Higher vehicle speeds increase the risk of RTIs, as well as increasing the severity of RTIs when they occur. Therefore, reducing vehicle speeds to the posted speed limit will help to achieve reductions in RTIs and the severity of injuries that occur.
Safety cameras provide one way of reducing speeds as well as discouraging dangerous driving (such as jumping red lights). The implementation of these cameras has been met with some opposition from a minority of motorists who believe that they are simply a money generating mechanism for the Treasury. This has given rise to a vociferous ongoing debate as to whether safety cameras provide a real benefit to road safety.
There is a substantial (and growing) body of evidence which suggests that safety cameras have a positive effect on reducing vehicle speeds, RTI rates and injury severity.
Studies show, with very few exceptions, that the installation of safety cameras has helped to reduce vehicle speeds and RTIs. Average speed cameras have been shown to be even more effective at reducing speeds over larger sections of road than fixed point cameras.
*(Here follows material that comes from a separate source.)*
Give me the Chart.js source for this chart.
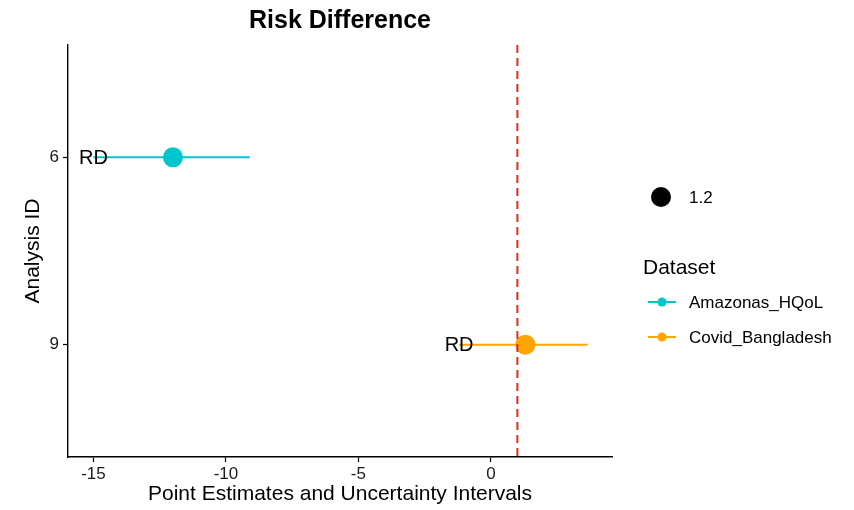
<!DOCTYPE html>
<html>
<head>
<meta charset="utf-8">
<script src="https://cdn.jsdelivr.net/npm/chart.js@4"></script>
<style>
  body { margin: 0; background: #fff; }
  #wrap { width: 854px; height: 510px; position: relative; }
</style>
</head>
<body>
<div id="wrap"><canvas id="forest" width="854" height="510"></canvas></div>
<script>
// data
const datasetNames = ['Amazonas_HQoL', 'Covid_Bangladesh'];
const analysisIds = ['6', '9'];
const estimates = [-12.0, 1.3];
const lowerCI = [-15.0, -1.2];
const upperCI = [-9.1, 3.65];
const pointLabel = ['RD', 'RD'];
const refValue = 1;
const xTicks = [-15, -10, -5, 0];
const sizeLegend = '1.2';

const colors = ['#00C5CD', '#FFA500'];
const font = "'Liberation Sans', Arial, sans-serif";

// one line per interval
const intervalSets = datasetNames.map((name, i) => ({
  type: 'line',
  label: name,
  data: [{ x: lowerCI[i], y: i + 1 }, { x: upperCI[i], y: i + 1 }],
  borderColor: colors[i],
  borderWidth: 2,
  pointRadius: 0,
  order: 2
}));

const pointSet = {
  type: 'scatter',
  label: 'points',
  data: estimates.map((v, i) => ({ x: v, y: i + 1 })),
  backgroundColor: colors,
  borderWidth: 0,
  pointRadius: 10,
  order: 1
};

const refSet = {
  type: 'line',
  label: 'ref',
  data: [{ x: refValue, y: 0.4 }, { x: refValue, y: 2.6 }],
  borderColor: '#D7301F',
  borderWidth: 2,
  borderDash: [8, 5],
  pointRadius: 0,
  order: 0
};

// title, RD labels and the legend on the right
const extras = {
  id: 'extras',
  afterDatasetsDraw(chart) {
    const ctx = chart.ctx;
    const xs = chart.scales.x, ys = chart.scales.y;
    ctx.save();
    ctx.fillStyle = '#000';
    ctx.textAlign = 'center';
    ctx.textBaseline = 'middle';
    ctx.font = '20px ' + font;
    lowerCI.forEach((lo, i) => {
      ctx.fillText(pointLabel[i], xs.getPixelForValue(lo), ys.getPixelForValue(i + 1) + 1);
    });

    ctx.font = 'bold 25px ' + font;
    ctx.fillText('Risk Difference', (chart.chartArea.left + chart.chartArea.right) / 2, 21);

    // size legend
    ctx.beginPath();
    ctx.arc(661, 197, 10, 0, Math.PI * 2);
    ctx.fill();
    ctx.textAlign = 'left';
    ctx.font = '17px ' + font;
    ctx.fillText(sizeLegend, 689, 198);

    // colour legend
    ctx.font = '21px ' + font;
    ctx.fillText('Dataset', 643, 268);
    ctx.font = '17px ' + font;
    datasetNames.forEach((name, i) => {
      const y = 302 + i * 35;
      ctx.strokeStyle = colors[i];
      ctx.fillStyle = colors[i];
      ctx.lineWidth = 2;
      ctx.beginPath();
      ctx.moveTo(648, y);
      ctx.lineTo(676, y);
      ctx.stroke();
      ctx.beginPath();
      ctx.arc(662, y, 4.5, 0, Math.PI * 2);
      ctx.fill();
      ctx.fillStyle = '#000';
      ctx.fillText(name, 689, y + 1);
    });
    ctx.restore();
  }
};

new Chart(document.getElementById('forest'), {
  data: { datasets: [refSet, pointSet, ...intervalSets] },
  options: {
    responsive: false,
    animation: false,
    layout: { padding: { top: 45, right: 242, bottom: 0, left: 0 } },
    plugins: { legend: { display: false }, tooltip: { enabled: false }, title: { display: false } },
    scales: {
      x: {
        type: 'linear',
        min: -15.96,
        max: 4.57,
        afterBuildTicks: s => { s.ticks = xTicks.map(v => ({ value: v })); },
        afterFit: s => { s.height = 53; },
        grid: { drawOnChartArea: false, tickLength: 5, tickColor: '#000', tickWidth: 1.2 },
        border: { color: '#000', width: 1.4 },
        ticks: { color: '#1a1a1a', font: { family: font, size: 17 }, padding: 2 },
        title: { display: true, text: 'Point Estimates and Uncertainty Intervals', color: '#000',
                 font: { family: font, size: 21 }, padding: { top: 0, bottom: 3 } }
      },
      y: {
        type: 'linear',
        min: 0.4,
        max: 2.6,
        reverse: true,
        afterBuildTicks: s => { s.ticks = analysisIds.map((id, i) => ({ value: i + 1 })); },
        afterFit: s => { s.width = 68; },
        grid: { drawOnChartArea: false, tickLength: 5, tickColor: '#000', tickWidth: 1.2 },
        border: { color: '#000', width: 1.4 },
        ticks: { color: '#1a1a1a', font: { family: font, size: 17 }, padding: 4,
                 callback: v => analysisIds[v - 1] },
        title: { display: true, text: 'Analysis ID', color: '#000',
                 font: { family: font, size: 21 }, padding: { top: 21, bottom: 0 } }
      }
    }
  },
  plugins: [extras]
});
</script>
</body>
</html>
Parties responsible for road safety and RTI prevention firmly believe that these published studies clearly demonstrate the association between safety cameras and RTI reduction. This synthesis shows that whilst this evidence base is substantial, there are some calls for more robust studies to be undertaken. While some researchers indicate that the data collection and analysis methods could be improved, cameras have had at least some impact on vehicle speeds.
Opponents of the cameras often cite the phenomenon of regression-to-mean as a reason for the reduction in speeds and RTIs. It is for this reason that more robust data collection and analysis would be of benefit in clarifying if the reductions in vehicle speeds and RTIs are a result of cameras, or the regression-to-mean phenomenon. Latest research, taking into account factors like regression-to-mean, site-selection period and trend influences still found clear and significant safety effects of speed cameras, at the speed cameras sites for fixed cameras or for the stretch of road covered by average speed camera systems.
Safety cameras can be used in a variety of locations and in a range of different ways. Fixed point speed cameras are used on rural and urban roads as well as motorways to enforce speed limits at a particular location. Fixed point cameras can also be used to enforce variable speed limits on sections of managed motorways, such as the M42. Average speed cameras enforce a speed limit over a large section of road by calculating a vehicle’s average speed between two points. While they are permanently employed throughout a number of towns and cities in the UK, they are most commonly used for enforcing speed limits through roadworks.
Red light cameras provide a deterrent to dangerous driving by triggering the prosecution process which ultimately fines offending drivers for jumping red lights. Fixed cameras are found to be effective in reducing collision incidence even after being switched off. Finally, cameras are also being used to monitor overweight vehicles crossing structures such as bridges, which might be damaged by excessive weight.